“A intenção é humilhar. Marcar a vítima. Fazê-la se esconder do mundo”. Compartilhamos o artigo da jornalista Vivian Mesquita, publicado pelo ICL Notícias
Sessenta e um socos no rosto, desferidos dentro de um elevador. Juliana Soares não teve chance de defesa nem de proteção. Sofreu múltiplas fraturas faciais, enfrenta agora um longo processo de reconstrução cirúrgica e só consegue se alimentar por meio de líquidos e alimentos pastosos. Mais do que uma agressão, foi uma tentativa brutal de anular sua identidade.
Nos últimos dias, o Brasil acompanhou, estarrecido, a violência que Juliana sofreu do companheiro. Igor Eduardo Pereira Cabral, preso preventivamente, já demonstrava sinais de perigo. Empurrões e violência psicológica haviam acontecido antes da agressão. A escalada começou com ofensas, passou por agressões verbais e físicas, até atingir o extremo da barbárie.
Por que o rosto?
Por que Igor mirou com tanta fúria justamente o rosto de Juliana?

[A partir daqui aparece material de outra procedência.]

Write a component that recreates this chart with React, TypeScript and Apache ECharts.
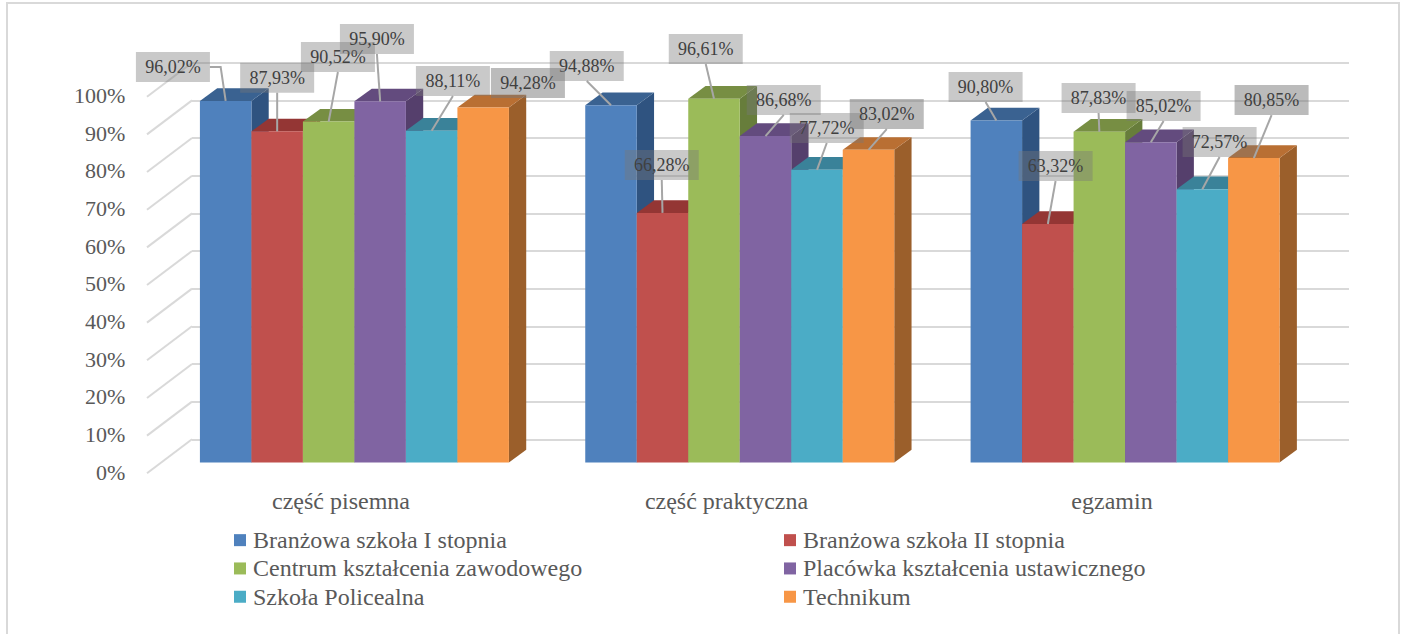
import React, { useEffect, useRef } from "react";
import * as echarts from "echarts";

const categories = ["część pisemna", "część praktyczna", "egzamin"];
const seriesNames = [
  "Branżowa szkoła I stopnia",
  "Branżowa szkoła II stopnia",
  "Centrum kształcenia zawodowego",
  "Placówka kształcenia ustawicznego",
  "Szkoła Policealna",
  "Technikum",
];
const branzowaI = [96.02, 94.88, 90.8];
const branzowaII = [87.93, 66.28, 63.32];
const centrum = [90.52, 96.61, 87.83];
const placowka = [95.9, 86.68, 85.02];
const policealna = [88.11, 77.72, 72.57];
const technikum = [94.28, 83.02, 80.85];
const seriesValues = [branzowaI, branzowaII, centrum, placowka, policealna, technikum];
const axisTicks = [0, 10, 20, 30, 40, 50, 60, 70, 80, 90, 100];

const frontColors = ["#4F81BD", "#C0504D", "#9BBB59", "#8064A2", "#4BACC6", "#F79646"];
const sideColors = ["#2F5380", "#8A3432", "#677D3B", "#553F6C", "#327F94", "#9B5F2B"];
const topColors = ["#3A6291", "#943634", "#778E43", "#634B7E", "#3A8299", "#B96F33"];

// Label box centre relative to the bar's front-top centre, and leader kind.
const labelOffsets: [number, number, string][][] = [
  [[-52.75, -33.9, "elbow"], [-24.25, -39.2, "line"], [-10.75, -33.5, "line"]],
  [[0, -53.6, "line"], [-0.75, -47.9, "line"], [7.75, -58, "line"]],
  [[9.25, -64.6, "line"], [-8.25, -49.7, "line"], [-0.75, -33.7, "line"]],
  [[-3.25, -62.3, "line"], [18.25, -36.1, "line"], [12.75, -36.3, "line"]],
  [[21.25, -49.7, "line"], [9.75, -41.8, "line"], [17.25, -47.2, "line"]],
  [[44.75, -24.4, "none"], [18.25, -35.8, "line"], [17.75, -58, "line"]],
];

const FONT = '"Liberation Serif"';
const GRID_LINE = "#D9D9D9";
const BAR_WIDTH = 51.5;
const DEPTH_X = 17.3;
const DEPTH_Y = 12.7;
const BOX_W = 74;
const BOX_H = 30;

const barX = (center: number, s: number) =>
  center - (BAR_WIDTH * seriesValues.length) / 2 + BAR_WIDTH * s;

const fmt = (v: number) => v.toFixed(2).replace(".", ",") + "%";

const renderBar = (s: number) => (_p: any, api: any) => {
  const cat = api.value(0);
  const v = api.value(1);
  const top = api.coord([cat, v]);
  const base = api.coord([cat, 0]);
  const x = barX(top[0], s);
  const w = BAR_WIDTH;
  return {
    type: "group",
    children: [
      {
        type: "polygon",
        shape: {
          points: [
            [x + w, top[1]],
            [x + w + DEPTH_X, top[1] - DEPTH_Y],
            [x + w + DEPTH_X, base[1] - DEPTH_Y],
            [x + w, base[1]],
          ],
        },
        style: { fill: sideColors[s] },
      },
      {
        type: "polygon",
        shape: {
          points: [
            [x, top[1]],
            [x + DEPTH_X, top[1] - DEPTH_Y],
            [x + w + DEPTH_X, top[1] - DEPTH_Y],
            [x + w, top[1]],
          ],
        },
        style: { fill: topColors[s] },
      },
      {
        type: "rect",
        shape: { x, y: top[1], width: w, height: base[1] - top[1] },
        style: { fill: frontColors[s] },
      },
    ],
  };
};

const renderLabel = (s: number) => (_p: any, api: any) => {
  const cat = api.value(0);
  const v = api.value(1);
  const top = api.coord([cat, v]);
  const ax = barX(top[0], s) + BAR_WIDTH / 2;
  const ay = top[1];
  const [dx, dy, kind] = labelOffsets[s][cat];
  const cx = ax + dx;
  const cy = ay + dy;
  const children: any[] = [];
  if (kind === "line") {
    children.push({
      type: "line",
      shape: { x1: cx, y1: cy + BOX_H / 2, x2: ax, y2: ay },
      style: { stroke: "#A6A6A6", lineWidth: 2 },
    });
  } else if (kind === "elbow") {
    children.push({
      type: "polyline",
      shape: { points: [[cx + BOX_W / 2, cy], [ax - 5, cy], [ax, ay]] },
      style: { stroke: "#A6A6A6", lineWidth: 2, fill: "none" },
    });
  }
  children.push({
    type: "rect",
    shape: { x: cx - BOX_W / 2, y: cy - BOX_H / 2, width: BOX_W, height: BOX_H },
    style: { fill: s === 5 ? "rgba(120,120,120,0.5)" : "rgba(120,120,120,0.4)" },
  });
  children.push({
    type: "text",
    style: {
      x: cx,
      y: cy,
      text: fmt(v),
      fill: "#404040",
      font: `18px ${FONT}`,
      align: "center",
      verticalAlign: "middle",
    },
  });
  return { type: "group", children };
};

const renderDiagonal = (p: any, api: any) => {
  const y = api.coord([0, api.value(0)])[1];
  const x = p.coordSys.x;
  return {
    type: "line",
    shape: { x1: x, y1: y, x2: x - 45, y2: y + 34 },
    style: { stroke: GRID_LINE, lineWidth: 2 },
  };
};

const hiddenCat = (gridIndex: number) => ({
  type: "category" as const,
  gridIndex,
  data: categories,
  axisLine: { show: false },
  axisTick: { show: false },
  axisLabel: { show: false },
  splitLine: { show: false },
});
const valueAxis = (gridIndex: number, extra: any) => ({
  type: "value" as const,
  gridIndex,
  min: 0,
  max: 100,
  interval: 10,
  axisLine: { show: false },
  axisTick: { show: false },
  axisLabel: { show: false },
  splitLine: { show: false },
  ...extra,
});

export default function App() {
  const ref = useRef<HTMLDivElement>(null);
  useEffect(() => {
    document.body.style.margin = "0";
    const chart = echarts.init(ref.current!, undefined, { renderer: "svg" });
    const legendBase = {
      orient: "vertical" as const,
      top: 521,
      icon: "rect",
      itemWidth: 12,
      itemHeight: 12,
      itemGap: 0,
      selectedMode: false,
      textStyle: {
        fontFamily: FONT,
        fontSize: 24,
        color: "#595959",
        lineHeight: 28.3,
        padding: [0, 0, 0, 2],
      },
    };
    chart.setOption({
      animation: false,
      backgroundColor: "#FFFFFF",
      grid: [
        { left: 161.75, right: 87.25, top: 85.9, height: 376.6 },
        { left: 192, right: 56, top: 62.7, height: 376.6 },
        { left: 148.25, right: 100.25, top: 95.5, height: 376.6 },
      ],
      xAxis: [
        hiddenCat(0),
        hiddenCat(1),
        {
          ...hiddenCat(2),
          axisLabel: {
            show: true,
            margin: 17,
            fontFamily: FONT,
            fontSize: 24,
            color: "#595959",
          },
        },
      ],
      yAxis: [
        valueAxis(0, {}),
        valueAxis(1, {
          splitLine: { show: true, lineStyle: { color: GRID_LINE, width: 2 } },
        }),
        valueAxis(2, {
          axisLabel: {
            show: true,
            margin: 23,
            fontFamily: FONT,
            fontSize: 22,
            color: "#595959",
            formatter: (v: number) => `${v}%`,
          },
        }),
      ],
      legend: [
        { ...legendBase, left: 229, data: [seriesNames[0], seriesNames[2], seriesNames[4]] },
        { ...legendBase, left: 779, data: [seriesNames[1], seriesNames[3], seriesNames[5]] },
      ],
      graphic: [
        {
          type: "rect",
          silent: true,
          z: -10,
          shape: { x: 7, y: 3, width: 1392, height: 700 },
          style: { fill: "none", stroke: GRID_LINE, lineWidth: 2 },
        },
      ],
      series: [
        {
          type: "custom",
          name: "siatka",
          xAxisIndex: 1,
          yAxisIndex: 1,
          z: 1,
          silent: true,
          data: axisTicks.map((t) => [t]),
          encode: { y: 0 },
          renderItem: renderDiagonal,
        },
        ...seriesNames.map((name, s) => ({
          type: "custom",
          name,
          xAxisIndex: 0,
          yAxisIndex: 0,
          z: 2 + s,
          itemStyle: { color: frontColors[s] },
          data: seriesValues[s].map((v, c) => [c, v]),
          encode: { x: 0, y: 1 },
          renderItem: renderBar(s),
        })),
        ...seriesNames.map((_name, s) => ({
          type: "custom",
          name: `etykiety ${s}`,
          xAxisIndex: 0,
          yAxisIndex: 0,
          z: 10 + s,
          silent: true,
          data: seriesValues[s].map((v, c) => [c, v]),
          encode: { x: 0, y: 1 },
          renderItem: renderLabel(s),
        })),
      ],
    });
    return () => chart.dispose();
  }, []);
  return <div ref={ref} style={{ width: 1405, height: 634 }} />;
}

Não foi um gesto impensado. Um estudo realizado em 2020 no Hospital Jayme Santos Neves (ES) mostra que o rosto é escolhido de forma deliberada pelos agressores. A intenção é humilhar. Marcar a vítima. Fazê-la se esconder do mundo. O rosto — lugar da identidade, da comunicação, do olhar e do sorriso — é atacado para silenciar e apagar.
Em muitos casos, mulheres agredidas tentam esconder a violência. Inventam quedas, acidentes. Dizem ter caído da escada ou sofrido tombos de bicicleta — mas apresentam apenas hematomas no rosto, sem escoriações compatíveis com as histórias contadas. O medo da denúncia e a vergonha ainda são maiores que a dor física. Muitas vezes, as mulheres também se sentem culpadas pelas agressões, e não vítimas de criminosos.
Segundo o mesmo estudo, o “terço médio” do rosto (a parte central, entre os olhos e a boca) é o principal alvo, pois é mais fácil de fraturar com as mãos. Lesões nessa região deixam sequelas físicas e psicológicas, muitas vezes irreversíveis. Há relatos de mulheres que chegam ao hospital dias após o trauma, com ossos já cicatrizados de forma incorreta — e, frequentemente, estão acompanhadas pelos próprios agressores, que as vigiam para evitar a denúncia.
Em outro estudo, de 2015, os dados nacionais e internacionais são assustadores:
- · No Rio de Janeiro, 37,5% das mulheres atendidas em emergências hospitalares tinham lesões na cabeça ou face causadas por seus parceiros.
- · Em São Paulo, esse índice sobe para 54,6%.
- · Em uma capital do Nordeste, 56,2% das vítimas que procuraram a Delegacia da Mulher foram atingidas no crânio ou no rosto.
- · Nos EUA, no estado do Oregon, 81% das mulheres com lesões buco-maxilo-faciais sofreram violência doméstica.
- · Na Grécia, 62% das mulheres agredidas por parceiros íntimos apresentavam traumas faciais.
- · Na Malásia, 74,8% das vítimas apresentavam lesões na cabeça ou no rosto.
Os números variam, mas o padrão é o mesmo.
A violência contra o rosto da mulher é um fenômeno mundial que transcende classe social, cultura ou religião. E deve ser compreendida como um sinal gravíssimo: a mulher que chega a um hospital com o rosto ferido já está em risco iminente de feminicídio.
Não podemos tratar essas agressões como casos isolados. O que Juliana viveu é parte de uma estrutura social que naturaliza o controle sobre o corpo da mulher — e que, muitas vezes, silencia as vítimas e protege os agressores.
Lesões no rosto não são apenas ferimentos. São gritos calados, pedidos de socorro. E precisam ser escutados antes que seja tarde demais.